Ist die Merkel-Raute also ein Auslaufmodell?
Könnte man so sagen. Mittlerweile gibt es mit dieser Geste ein Problem. Sie lässt die Kanzlerin eindimensional erscheinen. Wenn sie abwechselnd die  Finger verschränkt und die Raute gemacht hätte, wäre diese Geste niemandem aufgefallen. Aber sie hat über zehn, elf, zwölf Jahre immer nur diese Raute gezeigt.

Weil ihr ein Coach dazu geraten hat? 
Das war definitiv so. Der Erfolg dieser Beratung war zuerst ganz gut, wenn man sie mit Fotos aus den neunziger Jahren vergleicht. Aber ihre Trainer hätten ihr im nächsten Schritt sagen müssen: Du musst die Hände auch mal ein bisschen variieren.

Warum sind solche Trainings für Politiker so wichtig?
Wir leben in einer Zeit, in der die Macht des Nonverbalen dramatisch zunimmt. Wer wie Politiker im Rampenlicht steht, muss sich mit seiner eigenen Wirkung zu beschäftigen. Der Inhalt wird dadurch nicht schlechter. Man wird nur mehr Menschen gewinnen, die einem wohlwollend zuhören.   

Wer bringt denn körpersprachlich gute Voraussetzungen mit, um die Nachfolge von Angela Merkel anzutreten?
Mittelfristig werden wir jemanden brauchen, der variabel in seiner Körpersprache ist.

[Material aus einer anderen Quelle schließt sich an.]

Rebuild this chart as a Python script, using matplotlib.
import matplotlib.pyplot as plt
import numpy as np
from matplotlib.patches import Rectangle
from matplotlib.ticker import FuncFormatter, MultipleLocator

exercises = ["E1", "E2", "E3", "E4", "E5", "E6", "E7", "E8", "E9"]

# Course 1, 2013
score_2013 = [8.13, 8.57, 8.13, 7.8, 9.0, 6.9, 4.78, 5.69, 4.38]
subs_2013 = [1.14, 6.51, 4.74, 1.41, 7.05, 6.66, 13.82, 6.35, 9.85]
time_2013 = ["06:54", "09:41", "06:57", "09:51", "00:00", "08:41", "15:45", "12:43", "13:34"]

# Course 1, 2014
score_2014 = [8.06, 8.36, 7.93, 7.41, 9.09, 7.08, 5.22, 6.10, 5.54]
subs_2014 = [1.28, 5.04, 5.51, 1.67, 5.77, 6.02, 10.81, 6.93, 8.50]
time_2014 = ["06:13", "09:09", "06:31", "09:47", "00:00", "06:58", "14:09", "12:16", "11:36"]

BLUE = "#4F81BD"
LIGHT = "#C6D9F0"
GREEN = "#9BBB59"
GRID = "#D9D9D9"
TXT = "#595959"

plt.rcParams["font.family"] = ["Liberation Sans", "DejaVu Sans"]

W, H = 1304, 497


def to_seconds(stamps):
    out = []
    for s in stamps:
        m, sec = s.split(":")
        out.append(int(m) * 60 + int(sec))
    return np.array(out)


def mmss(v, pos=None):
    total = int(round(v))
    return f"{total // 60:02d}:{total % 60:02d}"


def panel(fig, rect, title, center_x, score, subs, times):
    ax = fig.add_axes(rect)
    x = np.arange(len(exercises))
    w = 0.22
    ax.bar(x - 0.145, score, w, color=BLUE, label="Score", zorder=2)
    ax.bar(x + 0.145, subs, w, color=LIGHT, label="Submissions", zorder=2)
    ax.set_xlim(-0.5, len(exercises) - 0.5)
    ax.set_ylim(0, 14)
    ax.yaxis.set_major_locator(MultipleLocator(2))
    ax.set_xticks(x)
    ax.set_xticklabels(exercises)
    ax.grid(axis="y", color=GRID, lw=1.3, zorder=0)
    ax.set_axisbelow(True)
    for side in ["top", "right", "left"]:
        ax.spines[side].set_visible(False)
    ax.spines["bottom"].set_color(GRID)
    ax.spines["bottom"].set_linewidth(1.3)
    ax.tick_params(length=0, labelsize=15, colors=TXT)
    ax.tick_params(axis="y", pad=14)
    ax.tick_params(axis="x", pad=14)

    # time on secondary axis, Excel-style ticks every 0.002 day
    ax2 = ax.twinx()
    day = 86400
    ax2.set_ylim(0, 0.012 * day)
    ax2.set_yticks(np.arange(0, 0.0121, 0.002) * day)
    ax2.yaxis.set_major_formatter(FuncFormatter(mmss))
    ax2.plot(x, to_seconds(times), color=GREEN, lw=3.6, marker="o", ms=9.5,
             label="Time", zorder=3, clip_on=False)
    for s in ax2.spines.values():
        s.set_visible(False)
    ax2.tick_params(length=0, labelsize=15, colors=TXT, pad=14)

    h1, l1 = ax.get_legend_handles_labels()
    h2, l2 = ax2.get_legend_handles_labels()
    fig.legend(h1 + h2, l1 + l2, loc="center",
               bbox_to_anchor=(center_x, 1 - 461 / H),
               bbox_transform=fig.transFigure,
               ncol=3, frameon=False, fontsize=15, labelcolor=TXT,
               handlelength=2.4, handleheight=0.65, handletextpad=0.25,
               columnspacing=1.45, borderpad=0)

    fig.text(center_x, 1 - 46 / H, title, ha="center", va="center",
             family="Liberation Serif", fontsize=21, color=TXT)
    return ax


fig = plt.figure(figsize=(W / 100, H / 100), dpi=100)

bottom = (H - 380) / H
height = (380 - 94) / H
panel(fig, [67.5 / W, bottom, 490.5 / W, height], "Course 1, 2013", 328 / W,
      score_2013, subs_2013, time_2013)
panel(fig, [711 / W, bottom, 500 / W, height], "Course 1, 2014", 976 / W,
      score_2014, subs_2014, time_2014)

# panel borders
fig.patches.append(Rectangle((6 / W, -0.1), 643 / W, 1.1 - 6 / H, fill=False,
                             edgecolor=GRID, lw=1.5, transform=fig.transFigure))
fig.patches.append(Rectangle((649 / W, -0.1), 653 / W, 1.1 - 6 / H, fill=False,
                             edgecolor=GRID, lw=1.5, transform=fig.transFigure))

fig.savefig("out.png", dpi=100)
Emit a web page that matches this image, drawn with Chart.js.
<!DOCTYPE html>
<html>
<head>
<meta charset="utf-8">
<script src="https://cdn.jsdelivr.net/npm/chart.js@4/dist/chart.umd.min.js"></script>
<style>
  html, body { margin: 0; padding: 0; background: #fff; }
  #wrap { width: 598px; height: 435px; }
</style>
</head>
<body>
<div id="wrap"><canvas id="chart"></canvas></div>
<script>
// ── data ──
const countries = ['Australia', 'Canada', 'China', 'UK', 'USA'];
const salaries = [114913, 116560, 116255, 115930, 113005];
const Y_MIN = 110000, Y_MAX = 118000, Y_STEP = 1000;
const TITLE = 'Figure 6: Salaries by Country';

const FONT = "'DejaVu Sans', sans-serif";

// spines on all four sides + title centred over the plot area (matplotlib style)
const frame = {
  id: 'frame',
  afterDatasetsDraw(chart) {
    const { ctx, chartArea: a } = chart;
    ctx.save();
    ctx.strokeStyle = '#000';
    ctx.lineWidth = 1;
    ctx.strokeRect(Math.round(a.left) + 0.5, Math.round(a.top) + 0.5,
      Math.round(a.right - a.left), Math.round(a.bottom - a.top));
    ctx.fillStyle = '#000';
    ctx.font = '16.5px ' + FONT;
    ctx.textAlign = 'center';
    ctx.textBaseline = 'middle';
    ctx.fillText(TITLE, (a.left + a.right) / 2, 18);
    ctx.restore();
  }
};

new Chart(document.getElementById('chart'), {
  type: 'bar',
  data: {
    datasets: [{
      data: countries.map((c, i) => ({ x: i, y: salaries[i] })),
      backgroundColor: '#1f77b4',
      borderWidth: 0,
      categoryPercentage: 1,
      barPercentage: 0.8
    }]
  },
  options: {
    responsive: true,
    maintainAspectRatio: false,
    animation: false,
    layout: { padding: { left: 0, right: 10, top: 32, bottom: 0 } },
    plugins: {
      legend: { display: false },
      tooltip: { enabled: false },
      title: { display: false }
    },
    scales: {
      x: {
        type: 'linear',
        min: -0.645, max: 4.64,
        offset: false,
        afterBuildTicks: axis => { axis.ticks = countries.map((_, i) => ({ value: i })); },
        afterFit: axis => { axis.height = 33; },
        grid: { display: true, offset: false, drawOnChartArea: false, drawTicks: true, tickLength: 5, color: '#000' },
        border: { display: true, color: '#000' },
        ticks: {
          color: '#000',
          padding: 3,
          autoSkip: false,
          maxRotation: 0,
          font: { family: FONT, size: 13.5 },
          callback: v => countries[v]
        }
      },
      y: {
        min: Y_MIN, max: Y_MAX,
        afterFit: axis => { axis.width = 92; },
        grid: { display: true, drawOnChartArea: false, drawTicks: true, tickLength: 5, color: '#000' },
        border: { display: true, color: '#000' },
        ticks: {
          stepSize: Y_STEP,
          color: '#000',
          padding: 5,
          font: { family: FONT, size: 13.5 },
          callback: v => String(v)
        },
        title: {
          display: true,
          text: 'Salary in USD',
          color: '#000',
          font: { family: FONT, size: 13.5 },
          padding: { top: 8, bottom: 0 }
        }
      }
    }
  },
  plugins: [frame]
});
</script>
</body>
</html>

Wie sieht es mit Talenten in der AfD aus?
In Deutschland hat die Stunde der Populisten noch nicht geschlagen. Weder Alice Weidel noch Alexander Gauland können die Emotionen der Ängstlichen und Frustrierten widerspiegeln. Die haben zwar bei der vergangenen Bundestagswahl über zwölf Prozent der Stimmen erreicht. Aber sobald da jemand kommt, der richtig auf den Tisch hauen kann, könnte die Partei auf 25 Prozent springen. Es könnte natürlich auch jemand von der SPD kommen.

Was ist mit SPD-Chefin Andrea Nahles? Fällt die körpersprachlich nicht in die Kategorie „Krawallschachtel“?
Das stimmt. Sie trifft aber offensichtlich nicht die Bedürfnisse ihrer Wähler. Sie erinnert mich ein bisschen an die demokratische Politikerin Alexandria Ocasio-Cortez. Das ist auch so eine Krawallschachtel. Ihre  Körpersprache ist aber vielfältiger.

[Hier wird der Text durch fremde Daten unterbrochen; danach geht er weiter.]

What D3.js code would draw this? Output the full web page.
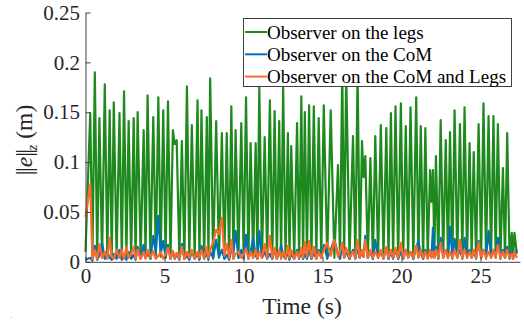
<!DOCTYPE html>
<html>
<head>
<meta charset="utf-8">
<script src="https://cdn.jsdelivr.net/npm/d3@7"></script>
<style>
  body { margin: 0; background: #fff; }
  svg { display: block; font-family: "Liberation Serif", "Times New Roman", serif; }
</style>
</head>
<body>
<svg></svg>
<script>
// Data
var w = 524,
    h = 321;

var time = [0.00, 0.30, 0.44, 0.59, 0.74, 0.88, 1.05, 1.22, 1.38, 1.53,
    1.66, 1.79, 1.97, 2.15, 2.30, 2.44, 2.59, 2.73, 2.89, 3.05,
    3.17, 3.30, 3.49, 3.68, 3.80, 3.93, 4.11, 4.29, 4.45, 4.61,
    4.76, 4.92, 5.07, 5.22, 5.38, 5.53, 5.65, 5.77, 5.94, 6.10,
    6.26, 6.42, 6.57, 6.73, 6.91, 7.09, 7.21, 7.34, 7.51, 7.68,
    7.78, 7.89, 8.08, 8.27, 8.45, 8.63, 8.79, 8.94, 9.09, 9.23,
    9.36, 9.50, 9.68, 9.86, 10.01, 10.16, 10.31, 10.45, 10.61, 10.77,
    10.88, 11.00, 11.17, 11.34, 11.50, 11.67, 11.82, 11.97, 12.11, 12.26,
    12.38, 12.51, 12.66, 12.81, 12.91, 13.02, 13.21, 13.39, 13.52, 13.66,
    13.77, 13.88, 14.02, 14.15, 14.30, 14.45, 14.61, 14.76, 14.92, 15.08,
    15.30, 15.52, 15.75, 15.98, 16.11, 16.25, 16.37, 16.50, 16.71, 16.93,
    17.08, 17.22, 17.36, 17.50, 17.60, 17.71, 17.87, 18.03, 18.19, 18.34,
    18.52, 18.69, 18.86, 19.04, 19.18, 19.33, 19.47, 19.62, 19.79, 19.96,
    20.11, 20.27, 20.42, 20.57, 20.75, 20.93, 21.07, 21.22, 21.37, 21.51,
    21.66, 21.81, 21.90, 21.99, 22.08, 22.18, 22.33, 22.48, 22.64, 22.80,
    22.94, 23.07, 23.22, 23.36, 23.53, 23.70, 23.85, 23.99, 24.15, 24.31,
    24.44, 24.57, 24.72, 24.88, 25.04, 25.19, 25.35, 25.51, 25.67, 25.82,
    25.96, 26.10, 26.26, 26.42, 26.55, 26.69, 26.84, 26.98, 27.06, 27.15,
    27.30
];

// Observer on the legs
var legs = [0.010, 0.149, 0.004, 0.190, 0.003, 0.144, 0.004, 0.178, 0.005, 0.152,
    0.003, 0.160, 0.004, 0.149, 0.003, 0.171, 0.005, 0.141, 0.004, 0.144,
    0.003, 0.150, 0.005, 0.132, 0.004, 0.167, 0.003, 0.145, 0.004, 0.165,
    0.005, 0.152, 0.004, 0.161, 0.003, 0.132, 0.118, 0.122, 0.004, 0.121,
    0.003, 0.176, 0.005, 0.137, 0.004, 0.162, 0.003, 0.152, 0.004, 0.145,
    0.005, 0.184, 0.003, 0.141, 0.004, 0.129, 0.003, 0.129, 0.004, 0.156,
    0.003, 0.132, 0.004, 0.139, 0.005, 0.165, 0.003, 0.119, 0.004, 0.119,
    0.003, 0.175, 0.004, 0.125, 0.005, 0.162, 0.003, 0.151, 0.004, 0.141,
    0.003, 0.175, 0.004, 0.129, 0.003, 0.116, 0.004, 0.139, 0.005, 0.166,
    0.003, 0.150, 0.004, 0.157, 0.003, 0.156, 0.004, 0.144, 0.005, 0.157,
    0.003, 0.152, 0.004, 0.097, 0.003, 0.195, 0.004, 0.190, 0.003, 0.126,
    0.005, 0.190, 0.004, 0.121, 0.085, 0.106, 0.004, 0.104, 0.003, 0.126,
    0.004, 0.137, 0.005, 0.134, 0.003, 0.149, 0.004, 0.156, 0.003, 0.159,
    0.004, 0.136, 0.005, 0.155, 0.003, 0.165, 0.004, 0.136, 0.003, 0.134,
    0.004, 0.092, 0.060, 0.092, 0.004, 0.106, 0.003, 0.142, 0.004, 0.122,
    0.005, 0.130, 0.003, 0.152, 0.004, 0.138, 0.003, 0.155, 0.004, 0.119,
    0.005, 0.110, 0.003, 0.138, 0.004, 0.159, 0.003, 0.146, 0.004, 0.146,
    0.005, 0.138, 0.003, 0.094, 0.004, 0.129, 0.003, 0.029, 0.004, 0.029,
    0.008
];

// Observer on the CoM
var com = [0.002, 0.004, 0.001, 0.016, 0.002, 0.006, 0.019, 0.003, 0.010, 0.004,
    0.002, 0.008, 0.003, 0.012, 0.002, 0.006, 0.002, 0.010, 0.003, 0.007,
    0.002, 0.015, 0.003, 0.017, 0.004, 0.008, 0.003, 0.026, 0.010, 0.046,
    0.008, 0.021, 0.004, 0.017, 0.003, 0.010, 0.003, 0.008, 0.002, 0.018,
    0.003, 0.006, 0.002, 0.010, 0.003, 0.008, 0.002, 0.016, 0.003, 0.009,
    0.002, 0.010, 0.004, 0.022, 0.005, 0.012, 0.003, 0.007, 0.002, 0.012,
    0.010, 0.031, 0.004, 0.012, 0.003, 0.027, 0.004, 0.010, 0.024, 0.006,
    0.003, 0.031, 0.004, 0.010, 0.003, 0.008, 0.003, 0.012, 0.003, 0.008,
    0.017, 0.006, 0.003, 0.010, 0.002, 0.008, 0.003, 0.012, 0.003, 0.010,
    0.003, 0.008, 0.003, 0.012, 0.003, 0.009, 0.003, 0.012, 0.004, 0.017,
    0.004, 0.012, 0.022, 0.008, 0.003, 0.018, 0.004, 0.010, 0.003, 0.012,
    0.003, 0.014, 0.004, 0.010, 0.005, 0.026, 0.004, 0.010, 0.003, 0.022,
    0.004, 0.010, 0.003, 0.014, 0.003, 0.010, 0.003, 0.012, 0.003, 0.010,
    0.003, 0.012, 0.004, 0.010, 0.003, 0.014, 0.021, 0.008, 0.003, 0.012,
    0.004, 0.010, 0.005, 0.034, 0.006, 0.015, 0.004, 0.024, 0.005, 0.012,
    0.004, 0.035, 0.006, 0.023, 0.005, 0.012, 0.004, 0.024, 0.005, 0.012,
    0.004, 0.010, 0.004, 0.021, 0.004, 0.012, 0.005, 0.031, 0.005, 0.012,
    0.004, 0.024, 0.005, 0.012, 0.004, 0.015, 0.004, 0.010, 0.003, 0.008,
    0.012
];

// Observer on the CoM and Legs
var comLegs = [0.045, 0.078, 0.002, 0.012, 0.003, 0.018, 0.004, 0.010, 0.003, 0.024,
    0.005, 0.003, 0.012, 0.004, 0.012, 0.003, 0.015, 0.004, 0.008, 0.015,
    0.003, 0.012, 0.003, 0.010, 0.003, 0.012, 0.004, 0.011, 0.003, 0.006,
    0.010, 0.003, 0.008, 0.014, 0.003, 0.011, 0.004, 0.009, 0.003, 0.015,
    0.003, 0.010, 0.004, 0.012, 0.003, 0.010, 0.004, 0.012, 0.003, 0.015,
    0.004, 0.012, 0.020, 0.032, 0.028, 0.044, 0.006, 0.018, 0.004, 0.022,
    0.003, 0.008, 0.010, 0.004, 0.008, 0.013, 0.003, 0.010, 0.004, 0.012,
    0.003, 0.010, 0.004, 0.018, 0.004, 0.026, 0.004, 0.014, 0.003, 0.012,
    0.004, 0.010, 0.003, 0.016, 0.004, 0.012, 0.003, 0.010, 0.004, 0.014,
    0.004, 0.020, 0.005, 0.021, 0.004, 0.015, 0.003, 0.010, 0.004, 0.012,
    0.019, 0.006, 0.022, 0.005, 0.010, 0.019, 0.004, 0.014, 0.004, 0.010,
    0.004, 0.022, 0.004, 0.012, 0.005, 0.022, 0.004, 0.012, 0.004, 0.010,
    0.004, 0.012, 0.003, 0.015, 0.004, 0.012, 0.004, 0.014, 0.004, 0.019,
    0.004, 0.012, 0.004, 0.010, 0.004, 0.016, 0.004, 0.012, 0.004, 0.010,
    0.003, 0.012, 0.004, 0.010, 0.004, 0.012, 0.004, 0.019, 0.004, 0.012,
    0.004, 0.010, 0.004, 0.012, 0.004, 0.022, 0.004, 0.012, 0.004, 0.010,
    0.004, 0.012, 0.004, 0.019, 0.004, 0.012, 0.004, 0.010, 0.004, 0.012,
    0.004, 0.017, 0.004, 0.010, 0.004, 0.012, 0.004, 0.008, 0.003, 0.010,
    0.004
];

var seriesNames = ['Observer on the legs', 'Observer on the CoM', 'Observer on the CoM and Legs'];
var seriesColors = ['#1E8A1E', '#0072BD', '#FF6A2A'];
var xTicks = [0, 5, 10, 15, 20, 25];
var yTicks = [0, 0.05, 0.1, 0.15, 0.2, 0.25];

// Canvas
var svg = d3.select('svg')
    .attr('width', w)
    .attr('height', h);

var xScale = d3.scaleLinear()
    .domain([0, 27.5])
    .range([85.5, 520]);
var yScale = d3.scaleLinear()
    .domain([0, 0.25])
    .range([261.8, 12.5]);

// Lines
var line = d3.line()
    .x(function(d, i) { return xScale(time[i]); })
    .y(function(d) { return yScale(d); });

[legs, com, comLegs].forEach(function(s, k) {
    svg.append('path')
        .datum(s)
        .attr('d', line)
        .attr('fill', 'none')
        .attr('stroke', seriesColors[k])
        .attr('stroke-width', 2.2)
        .attr('stroke-linejoin', 'round');
});

// Axes (ticks inside, like matlab)
var xAxis = svg.append('g')
    .attr('transform', 'translate(0,' + yScale(0) + ')')
    .call(d3.axisBottom(xScale).tickValues(xTicks).tickSizeInner(-5).tickSizeOuter(0).tickPadding(6).tickFormat(d3.format('d')));
var yAxis = svg.append('g')
    .attr('transform', 'translate(' + xScale(0) + ',0)')
    .call(d3.axisLeft(yScale).tickValues(yTicks).tickSizeInner(-5).tickSizeOuter(0).tickPadding(5.5).tickFormat(function(d) { return d === 0 ? '0' : String(d); }));

[xAxis, yAxis].forEach(function(a) {
    a.attr('font-family', '"Liberation Serif", serif')
        .attr('font-size', 21);
    a.select('.domain').attr('stroke', '#404040');
    a.selectAll('.tick line').attr('stroke', '#404040');
    a.selectAll('.tick text').attr('fill', '#262626');
});

// Axis labels
svg.append('text')
    .attr('x', 302)
    .attr('y', 314)
    .attr('text-anchor', 'middle')
    .attr('fill', '#262626')
    .attr('font-size', 23.5)
    .text('Time (s)');

var yl = svg.append('text')
    .attr('transform', 'translate(32,140) rotate(-90)')
    .attr('text-anchor', 'middle')
    .attr('fill', '#262626')
    .attr('font-size', 23.5);
yl.append('tspan').attr('letter-spacing', -1.5).text('||');
yl.append('tspan').attr('dx', 1.5).style('font-style', 'italic').text('e');
yl.append('tspan').attr('letter-spacing', -1.5).text('||');
yl.append('tspan').style('font-style', 'italic').attr('font-size', 15).attr('dy', 5).text('z');
yl.append('tspan').attr('dy', -5).text(' (m)');

// Legend
var lg = svg.append('g');
lg.append('rect')
    .attr('x', 243.5)
    .attr('y', 18.5)
    .attr('width', 268)
    .attr('height', 68)
    .attr('fill', '#fff')
    .attr('stroke', '#404040')
    .attr('stroke-width', 1);

seriesNames.forEach(function(name, i) {
    var yy = 32 + i * 22.3;
    lg.append('line')
        .attr('x1', 245)
        .attr('x2', 267)
        .attr('y1', yy)
        .attr('y2', yy)
        .attr('stroke', seriesColors[i])
        .attr('stroke-width', 2);
    lg.append('text')
        .attr('x', 267)
        .attr('y', yy + 6.5)
        .attr('fill', '#000')
        .attr('font-size', 19)
        .text(name);
});

// small dot left bottom
svg.append('text')
    .attr('x', 10)
    .attr('y', 318)
    .attr('fill', '#888866')
    .attr('font-size', 8)
    .text('.');
</script>
</body>
</html>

Fällt Ihnen sonst noch jemand ein?
Ja, FDP-Chef Christian Lindner. Der hat allerdings ein anderes Problem: Ihm fehlt völlig die Selbstironie. Dem geht es wie US-Präsident Donald Trump. Er kann nicht über Witze über seine Person lachen.

Aber Trump hat das doch nicht geschadet?
Doch. Ihm gelingt es nicht, den Kreis seiner Wähler zu vergrößern. Er bleibt bei seinen 60 Millionen Wählern Anhängern – das sind weit weniger, als Obama hatte.

Stefan Verra, Leithammel sind auch nur Menschen, Die Körpersprache der Mächtigen, Ariston, 20 Euro.